Как бы то ни было, а три дня он всё-таки провёл с семьёй. Издёргался от мыслей, как там работа, но приказ начальства был однозначным: до поступления соответствующей команды с территории дома отдыха в город — ни ногой.
А потом завертелось: нужно вникать в состояние дел, отслеживать изменения, произошедшие с момента его отъезда, подпинывать тех, кто поступил по принципу «кот из дома, мыши в пляс».

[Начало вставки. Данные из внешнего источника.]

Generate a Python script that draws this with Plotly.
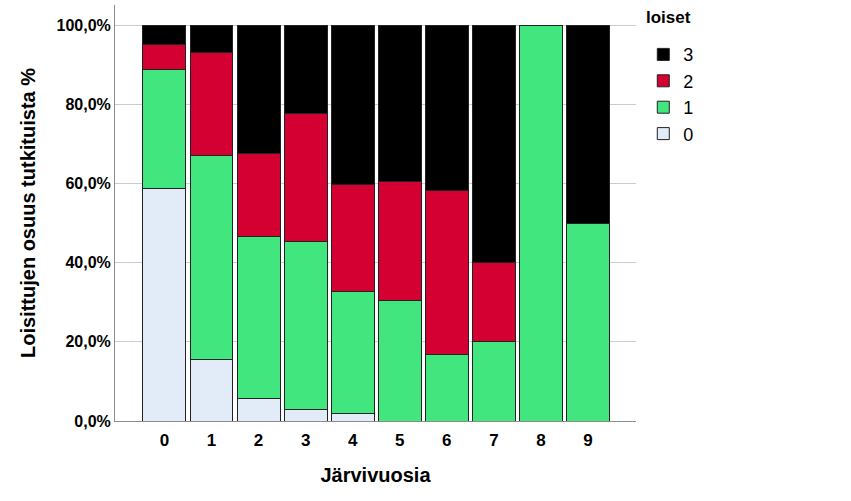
import plotly.graph_objects as go

categories = ["0", "1", "2", "3", "4", "5", "6", "7", "8", "9"]
loiset_0 = [58.8, 15.6, 5.6, 3.0, 1.9, 0, 0, 0, 0, 0]
loiset_1 = [30.0, 51.4, 41.1, 42.3, 30.8, 30.4, 16.7, 20.0, 100.0, 50.0]
loiset_2 = [6.2, 26.0, 20.8, 32.3, 27.1, 30.1, 41.5, 20.0, 0, 0]
loiset_3 = [5.0, 7.0, 32.5, 22.4, 40.2, 39.5, 41.8, 60.0, 0, 50.0]
y_tick_vals = [0, 20, 40, 60, 80, 100]
y_tick_text = ["0,0%", "20,0%", "40,0%", "60,0%", "80,0%", "100,0%"]

series = [
    ("0", loiset_0, "#E1ECF8", 4),
    ("1", loiset_1, "#41E67E", 3),
    ("2", loiset_2, "#D50032", 2),
    ("3", loiset_3, "#000000", 1),
]

FONT = "Liberation Sans, Arial, sans-serif"

fig = go.Figure()
for name, vals, col, rank in series:
    fig.add_trace(go.Bar(
        x=categories, y=vals, name=name, legendgroup=name, legendrank=rank,
        marker=dict(color=col, line=dict(color="#222222", width=1)),
    ))

fig.update_layout(
    barmode="stack",
    bargap=0.087,
    width=851, height=501,
    margin=dict(l=115, r=215, t=5, b=80, autoexpand=False),
    plot_bgcolor="white", paper_bgcolor="white",
    font=dict(family=FONT, color="black"),
    legend=dict(
        x=1.014, xanchor="left", y=0.925, yanchor="top",
        traceorder="grouped", tracegroupgap=0,
        font=dict(size=18), itemwidth=30,
    ),
    annotations=[dict(
        text="loiset", x=1.016, xref="paper", xanchor="left",
        y=0.969, yref="paper", yanchor="middle", showarrow=False,
        font=dict(size=17, weight="bold"),
    )],
    xaxis=dict(
        type="category", range=[-1.05, 10.02], automargin=False,
        showline=True, linecolor="#8c8c8c", linewidth=1,
        tickfont=dict(size=17, weight="bold"), ticks="", ticklabelstandoff=4,
        title=dict(text="Järvivuosia", font=dict(size=20, weight="bold"), standoff=18),
    ),
    yaxis=dict(
        range=[0, 105.05], tickvals=y_tick_vals, ticktext=y_tick_text, automargin=False,
        showgrid=True, gridcolor="#cccccc", gridwidth=1,
        showline=True, linecolor="#8c8c8c", linewidth=1, zeroline=False,
        tickfont=dict(size=16, weight="bold"), ticks="",
        title=dict(text="Loisittujen osuus tutkituista %", font=dict(size=20, weight="bold"), standoff=15),
    ),
)

fig.write_html(
    "out.html",
    config={"displayModeBar": False},
    post_script="document.body.style.margin='0';document.body.style.overflow='hidden';window.dispatchEvent(new Event('resize'));",
)
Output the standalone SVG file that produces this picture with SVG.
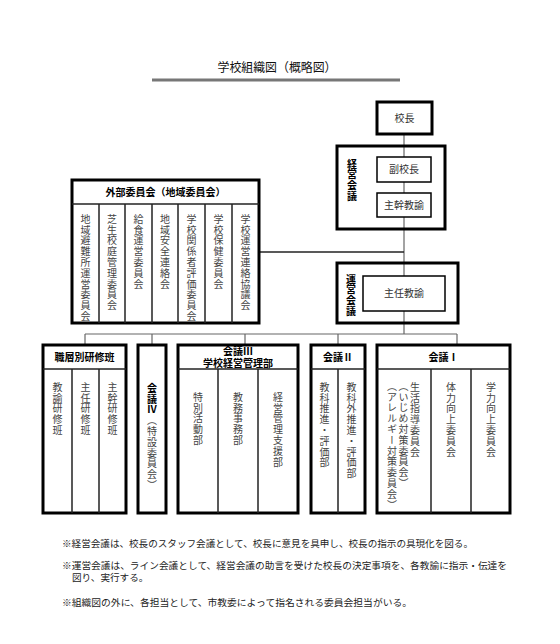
<svg xmlns="http://www.w3.org/2000/svg" width="560" height="644" viewBox="0 0 560 644">
<style>
text{font-family:"Noto Sans CJK JP","Noto Sans CJK SC",sans-serif}
.tight{font-family:"Liberation Sans","Noto Sans CJK JP",sans-serif}
.box{fill:#fff;stroke:#000;stroke-width:3}
.frame{fill:none;stroke:#000;stroke-width:3}
.inner{fill:#fff;stroke:#000;stroke-width:1.5}
.div{stroke:#222;stroke-width:1.5}
.conn{stroke:#666;stroke-width:1.2;fill:none}
.h{font-weight:bold;font-size:10px;fill:#000;text-anchor:middle}
.t{font-size:10px;fill:#333;text-anchor:middle}
.v{font-size:10px;fill:#444;writing-mode:vertical-rl;letter-spacing:0.8px}
.vb{font-size:10px;font-weight:bold;fill:#000;writing-mode:vertical-rl;letter-spacing:0.6px}
.note{font-size:9.6px;fill:#222}
</style>
<rect width="560" height="644" fill="#fff"/>
<g id="title">
<text x="277" y="72" font-size="12.5" fill="#111" text-anchor="middle" textLength="119" lengthAdjust="spacingAndGlyphs">学校組織図（概略図）</text>
<line x1="152" y1="80" x2="400" y2="80" stroke="#777" stroke-width="3"/>
</g>
<g id="connectors">
<line class="conn" x1="404" y1="134" x2="404" y2="157"/>
<line class="conn" x1="404" y1="182" x2="404" y2="193"/>
<line class="conn" x1="404" y1="217" x2="404" y2="276"/>
<line class="conn" x1="404" y1="311" x2="404" y2="334"/>
<line x1="259" y1="252" x2="404" y2="252" stroke="#222" stroke-width="1.5"/>
<line class="conn" x1="85" y1="334" x2="457" y2="334"/>
<line class="conn" x1="85" y1="334" x2="85" y2="345"/>
<line class="conn" x1="152" y1="334" x2="152" y2="345"/>
<line class="conn" x1="245" y1="334" x2="245" y2="345"/>
<line class="conn" x1="338" y1="334" x2="338" y2="345"/>
<line class="conn" x1="457" y1="334" x2="457" y2="345"/>
</g>
<g id="kocho">
<rect class="box" x="377" y="102" width="55" height="32"/>
<text class="t" x="404.5" y="122" font-size="12">校長</text>
</g>
<g id="keiei-kaigi">
<rect class="frame" x="337" y="146" width="108" height="83"/>
<text class="vb" x="352" y="159">経営会議</text>
</g>
<g id="fukukocho">
<rect class="inner" x="377" y="157" width="54" height="25"/>
<text class="t" x="404" y="173">副校長</text>
</g>
<g id="shukan">
<rect class="inner" x="377" y="193" width="54" height="24"/>
<text class="t" x="404" y="209">主幹教諭</text>
</g>
<g id="unei-kaigi">
<rect class="frame" x="337" y="263" width="121" height="60"/>
<text class="vb" x="351" y="274">運営会議</text>
</g>
<g id="shunin">
<rect class="inner" x="363" y="276" width="82" height="35"/>
<text class="t" x="404" y="297">主任教諭</text>
</g>
<g id="gaibu">
<rect class="box" x="72" y="180" width="187" height="143"/>
<line class="div" x1="72" y1="204" x2="259" y2="204"/>
<line class="div" x1="99" y1="204" x2="99" y2="323"/>
<line class="div" x1="125" y1="204" x2="125" y2="323"/>
<line class="div" x1="152" y1="204" x2="152" y2="323"/>
<line class="div" x1="178" y1="204" x2="178" y2="323"/>
<line class="div" x1="205" y1="204" x2="205" y2="323"/>
<line class="div" x1="232" y1="204" x2="232" y2="323"/>
<text class="h" x="165.5" y="196">外部委員会（地域委員会）</text>
<text class="v" x="85.5" y="214">地域避難所運営委員会</text>
<text class="v" x="112" y="214">芝生校庭管理委員会</text>
<text class="v" x="138.5" y="214">給食運営委員会</text>
<text class="v" x="165" y="214">地域安全連絡会</text>
<text class="v" x="191.5" y="214">学校関係者評価委員会</text>
<text class="v" x="218.5" y="214">学校保健委員会</text>
<text class="v" x="245.5" y="214">学校運営連絡協議会</text>
</g>
<g id="shokuso">
<rect class="box" x="43" y="345" width="83" height="168"/>
<line class="div" x1="43" y1="369" x2="126" y2="369"/>
<line class="div" x1="72" y1="369" x2="72" y2="513"/>
<line class="div" x1="99" y1="369" x2="99" y2="513"/>
<text class="h" x="84.5" y="361">職層別研修班</text>
<text class="v" x="57.5" y="382">教諭研修班</text>
<text class="v" x="85.5" y="382">主任研修班</text>
<text class="v" x="112.5" y="382">主幹研修班</text>
</g>
<g id="kaigi4">
<rect class="box" x="138" y="345" width="28" height="168"/>
<text class="v" x="152" y="383"><tspan font-weight="bold" fill="#000">会議Ⅳ</tspan>（特設委員会）</text>
</g>
<g id="kaigi3">
<rect class="box" x="178" y="345" width="120" height="168"/>
<line class="div" x1="178" y1="369" x2="298" y2="369"/>
<line class="div" x1="218" y1="369" x2="218" y2="513"/>
<line class="div" x1="258" y1="369" x2="258" y2="513"/>
<text class="h tight" font-size="9.5"><tspan x="238" y="355">会議Ⅲ</tspan><tspan x="238" y="366.5">学校経営管理部</tspan></text>
<text class="v" x="198" y="392">特別活動部</text>
<text class="v" x="238" y="392">教務事務部</text>
<text class="v" x="278" y="392">経営管理支援部</text>
</g>
<g id="kaigi2">
<rect class="box" x="311" y="345" width="54" height="168"/>
<line class="div" x1="311" y1="369" x2="365" y2="369"/>
<line class="div" x1="338" y1="369" x2="338" y2="513"/>
<text class="h" x="338" y="361">会議Ⅱ</text>
<text class="v" x="324.5" y="382">教科推進・評価部</text>
<text class="v" x="351.5" y="382">教科外推進・評価部</text>
</g>
<g id="kaigi1">
<rect class="box" x="377" y="345" width="133" height="168"/>
<line class="div" x1="377" y1="369" x2="510" y2="369"/>
<line class="div" x1="431" y1="369" x2="431" y2="513"/>
<line class="div" x1="471" y1="369" x2="471" y2="513"/>
<text class="h" x="443.5" y="361">会議Ⅰ</text>
<text class="v" x="415" y="382">生活指導委員会</text>
<text class="v" x="403.5" y="381">（いじめ対策委員会）</text>
<text class="v" x="392" y="381">（アレルギー対策委員会）</text>
<text class="v" x="451" y="382">体力向上委員会</text>
<text class="v" x="491" y="382">学力向上委員会</text>
</g>
<g id="notes">
<text class="note" x="62" y="547" textLength="411" lengthAdjust="spacingAndGlyphs">※経営会議は、校長のスタッフ会議として、校長に意見を具申し、校長の指示の具現化を図る。</text>
<text class="note tight"><tspan x="62" y="569" textLength="445" lengthAdjust="spacingAndGlyphs">※運営会議は、ライン会議として、経営会議の助言を受けた校長の決定事項を、各教諭に指示・伝達を</tspan><tspan x="72" y="581">図り、実行する。</tspan></text>
<text class="note" x="62" y="606" textLength="350" lengthAdjust="spacingAndGlyphs">※組織図の外に、各担当として、市教委によって指名される委員会担当がいる。</text>
</g>
</svg>
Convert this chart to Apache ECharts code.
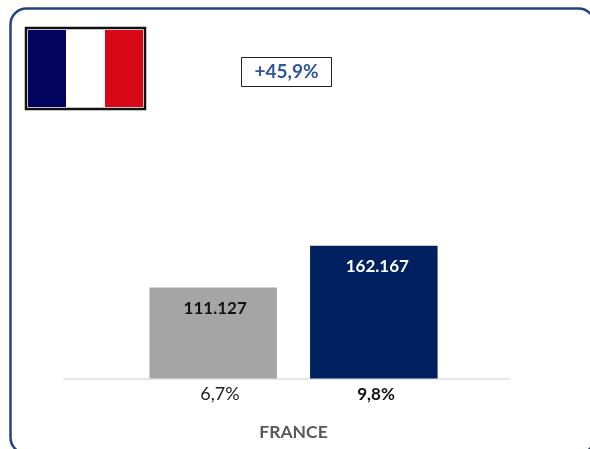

Больше всего порадовал Швецов: его мотор М-82 уже собрали и опробовали. Честные 1600 лошадиных сил он выдал уверенно. Там же, в Молотове-Перми, пропадали и Удовенко с Воронцовым. Значит, «сердцу» истребителя Ла-5 быть. Ведь Семён Алексеевич Лавочкин занимается перепроектированием машины под этот мотор и постройкой опытной машины под «временный» мотор М-62. Пока же 10 октября было принято правительственное постановление о начале серийного производства модели ЛаГГ-3. А вариант с тысячесильной «звездой», строящейся ради отработки конструкции (постановки на вооружение этому самолёту точно не видать: слишком слаб двигатель при возросшем аэродинамическом сопротивлении), будет называться ЛаГГ-3-2.